In my beloved Greenville, South Carolina exists a web of living time capsules. These neighborhood relics encapsulate my childhood’s sunshine-warmed, chlorine-stained summers. Amongst the historic Colonial homes, wrinkled black-and-white photographs, and Pepsi bottles so expired that sugar hugs the glass in crystals, I skipped, learned, and grew for eighteen years.


As a White, pigtailed little girl, I thought nothing more of my hometown than the comforting sense of familiarity it offered. Naiveté proved a shield from the less desirable traits of my southern upbringing: the heavy, stifling humidity, the endless mosquito bites, and the nosy, front-porch-sitting neighbors to name a few. Still, even more than these charmful quirks, my innocence blinded me from the rudimentary inequities present throughout my sheltered, day-to-day life.

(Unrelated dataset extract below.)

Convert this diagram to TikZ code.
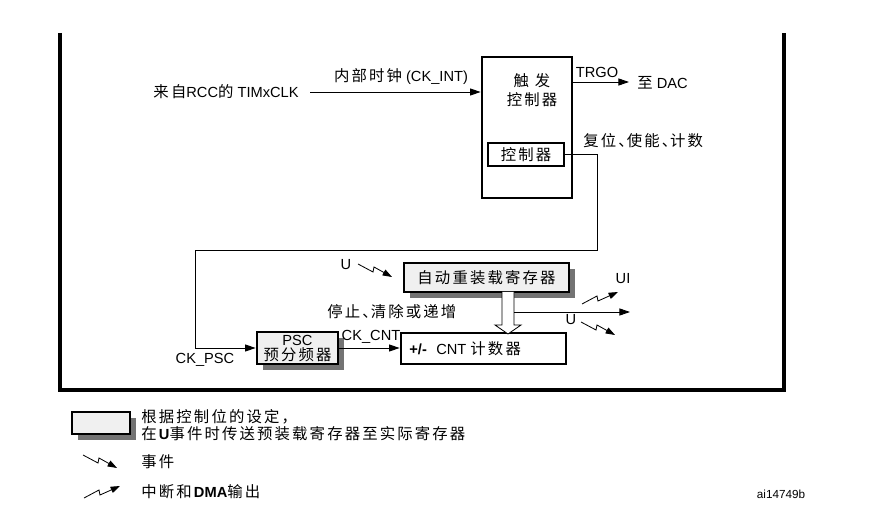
\documentclass[tikz,border=0pt]{standalone}
\usepackage{fontspec}
\setmainfont{Liberation Sans}
\newfontfamily\cjk[Scale=1.05,LetterSpace=14]{Noto Sans CJK SC}
\newcommand{\zh}[1]{{\cjk #1}}
\newcommand{\dun}{、\kern-6pt}
\usetikzlibrary{positioning,arrows.meta,shadows}
\tikzset{
  blk/.style={draw=black,line width=2.4pt,inner sep=0pt,fill=white},
  reg/.style={blk,fill=black!6,drop shadow={shadow xshift=5pt,shadow yshift=-5pt,fill=black!55,opacity=1}},
  wire/.style={draw=black,line width=0.8pt},
  sig/.style={wire,-{Triangle[length=9pt,width=6pt]}},
  lbl/.style={inner sep=1pt},
  frame/.style={draw=black,line width=2.6pt},
  hollow/.style={draw=black,line width=0.7pt,fill=white},
}
\tikzset{
  evt/.pic={\draw[line width=0.7pt,-{Triangle[length=8pt,width=5.5pt]}] (0,0) -- (15,8) -- (16,3) -- (34,13);},
  irq/.pic={\draw[line width=0.7pt,-{Triangle[length=8pt,width=5.5pt]}] (0,0) -- (15,-8) -- (16,-3) -- (36,-12);}
}

\begin{document}
\begin{tikzpicture}[x=0.03cm,y=-0.03cm,font=\fontsize{12.5}{14}\selectfont]
\useasboundingbox (0,0) rectangle (874,514);
% frame
\draw[frame] (60,33) -- (60,390) -- (784,390) -- (784,33);

% trigger controller
\node[blk,minimum width=2.7cm,minimum height=4.23cm] (trig) at (527,127.5) {};
\node[lbl,align=center] (trigtxt) at (532,90) {\zh{触\hspace{5pt}发}\\[2pt]\zh{控制器}};
\node[blk,minimum width=2.28cm,minimum height=0.69cm] (ctl) at (526,154.5) {\zh{控制器}};

\node[lbl,anchor=east] (clk) at (300,92) {\zh{来自}RCC\zh{的} TIMxCLK};
\coordinate (clkout) at (310,92);
\draw[sig] (clkout) -- (trig.west |- clkout);
\node[lbl] (cki) at (401,77) {\zh{内部时钟} (CK\_INT)};

\coordinate (dac) at (629,82);
\draw[sig] (trig.east |- dac) -- (dac);
\node[lbl] (trgo) at (597,72) {TRGO};
\node[lbl,anchor=west] (dactxt) at (636,83) {\zh{至} DAC};
\node[lbl,anchor=west] (rst) at (582,141) {\zh{复位\dun 使能\dun 计数}};

% counter part
\node[reg,minimum width=4.95cm,minimum height=0.87cm] (arr) at (486.5,277.5) {\zh{自动重装载寄存器}};
\node[blk,minimum width=4.95cm,minimum height=0.93cm] (cnt) at (483.5,348.5) {};
\node[lbl,anchor=west] (cnttxt) at (408,348.5) {\textbf{+/-}\hspace{8pt}CNT \zh{计数器}};
\node[reg,minimum width=2.43cm,minimum height=0.96cm] (psc) at (297.5,348) {};
\node[inner sep=0pt] (psctop) at (297.5,340.5) {PSC};
\node[inner sep=0pt] (pscbot) at (297.5,355) {\zh{预分频器}};

\coordinate (bend1) at (597,250);
\coordinate (bend2) at (195,250);
\draw[sig] (ctl.east) -| (bend1) -- (bend2) |- (psc.west);
\node[lbl] (ckpsc) at (205,360) {CK\_PSC};
\draw[sig] (psc.east) -- (cnt.west |- psc.east);
\node[lbl] (ckcnt) at (371,337) {CK\_CNT};

\coordinate (pre) at (508,292);
\draw[hollow,shift={(pre)}] (-6,0) -- (-6,33) -- (-13,33) -- (0,42) -- (13,33) -- (6,33) -- (6,0);
\node[lbl,anchor=west] (inc) at (326,312) {\zh{停止\dun 清除或递增}};

\coordinate (tap) at (514,312);
\coordinate (upd) at (630,312);
\draw[sig] (tap) -- (upd);

\node[lbl] (u1) at (346,265) {U};
\pic at (358,264) {evt};
\node[lbl] (ui) at (623,279) {UI};
\pic at (582,304) {irq};
\node[lbl] (u2) at (571,320) {U};
\pic at (581,322) {evt};

% legend
\node[reg,minimum width=1.74cm,minimum height=0.66cm] (key) at (101,423) {};
\node[lbl,anchor=west,align=left] (keytxt) at (140,425) {\zh{根据控制位的设定，}\\\zh{在}\textbf{U}\zh{事件时传送预装载寄存器至实际寄存器}};
\pic at (83,455) {evt};
\node[lbl,anchor=west] (evttxt) at (140,462) {\zh{事件}};
\pic at (84,498) {irq};
\node[lbl,anchor=west] (irqtxt) at (140,492) {\zh{中断和}\textbf{DMA}\zh{输出}};
\node[lbl] (tag) at (781,494) {\fontsize{10}{12}\selectfont ai14749b};
\end{tikzpicture}
\end{document}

My school, church, and neighborhood are “whiter” than many care to admit. I cannot remember seeing resturaunt customers, neighbors, or church friends who did not look like me. My life was monochrome; I despise that fact. Although de jure segregation supposedly no longer exists, discriminatory practices and policies continue to plague our state. In Greenville, restaurants, residential areas, and community organizations are still masked in systemic discrimination. Even our infrastructure is rooted in racism: my neighborhood’s streets do not connect to those of the adjacent, primarily Black neighborhood. This exclusory city-planning exists from the Upstate all the way down to where sand and sea meet in the Low Country, creating a lack of diversity and inclusion in countless entities and organizations.


I often wonder how so many White South Carolinians are able to turn a blind eye away from fellow brothers and sisters in need. I hear White southerners keep diversity out of their own neighborhoods by shouting “N.I.M.B.Y” while simultaneously glorifying gentrification of more diverse neighborhoods. I see South Carolina having one of the lowest- ranked educational systems in the United States then watch funding get taken away from our public schools. The list continues.


And, yet, here I am. Still in love with the fried okra and simultaneously more educated on the inequities that so many "Southern gems" embody. How do I live in South Carolina both aware of and disgusted by my privilege? How do I help others who are often discredited by people who look like I do? How do I do the right thing in a society that celebrates the preservation of so many wrongs?


Unfortunately, I have very few answers. The South is an interwoven mix of hospitality and hostility. It sure is messy. But so are all of us.


My only attempt at an answer is a request: may we each grow from our shortcomings and share in the promise of a beautiful, equitable South Carolina. Oh, how wondrous that would be.